Strachey, Lytton (1880-1932)
Four autograph letters signed to F. L. Lucas

Auction: 16 June 2026 from 10:00 BST
Description
Tidmarsh & Hungerford, 1919-27. Two dated 1919-20, each a single sheet of Strachey's Mill House stationery (23 x 18cm and 18 x 11.5cm) written on one side only, two dated 1927, each a single bifolium of Strachey's Ham Spray House, Hungerford stationery, written on 2 and 3 sides, subjects including a a possible reference to the Apostles ('do let me know how the Society is getting on'), a review by Lucas in the Athenaeum, the progress of Elizabeth and Essex, 1928, ('I curse that woman - why didn't she fall a victim to the knife of a Jesuit?
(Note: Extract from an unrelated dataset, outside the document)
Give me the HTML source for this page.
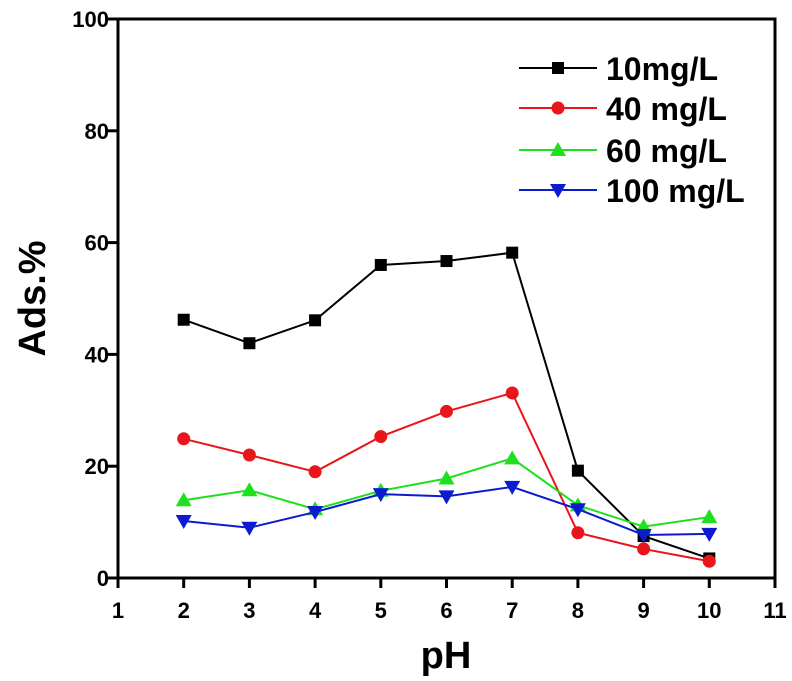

Why wasn't the Armada victorious?'), and Lucas's edition of John Webster, 1927 ('a magnificent work') (4)
Provenance
By direct descent from F. L. Lucas.
Footnote
The Cambridge literary scholar F. L. Lucas (1894-1967) was one of a younger generation of writers and artists whose achievements drew them into the orbit of the Bloomsbury group. Together with his sometime lover Dadie Rylands, also a fellow of King's College, Lucas formed ‘a kind of younger outpost of Bloomsbury in Cambridge', the pair providing ‘natural points of contact for the senior Bloomsbury figures when they came over from London or the country’, in which regard Lucas was at an advantage in being able to provide a house to stay in, rather than simply college rooms (Jones, ‘Carrington (And Woolf) in Cambridge', Transactions of the Cambridge Bibliographical Society, Vol. 13, No. 3 (2006), pp. 301-334).
Lucas's relationship with Strachey was complicated by Lucas's affair (at least an emotional one) during the late 1920s with Dora Carrington, who lived in a ménage-à-trois with her husband Ralph Partridge and Lytton Strachey at Strachey's Ham Spray House: ‘Ralph Partridge, still [Carrington’s] husband but by this time living most of the week in London with Frances Marshall, did not like her receiving letters from boyfriends, and was liable to explode if he came across them. This meant instructing [Lucas] only to write on weekdays when she was confident she could get to the letters before Ralph (on one occasion she had to hide Peter's letter beneath a hat on the hall chest and retrieve it later' (ibid.).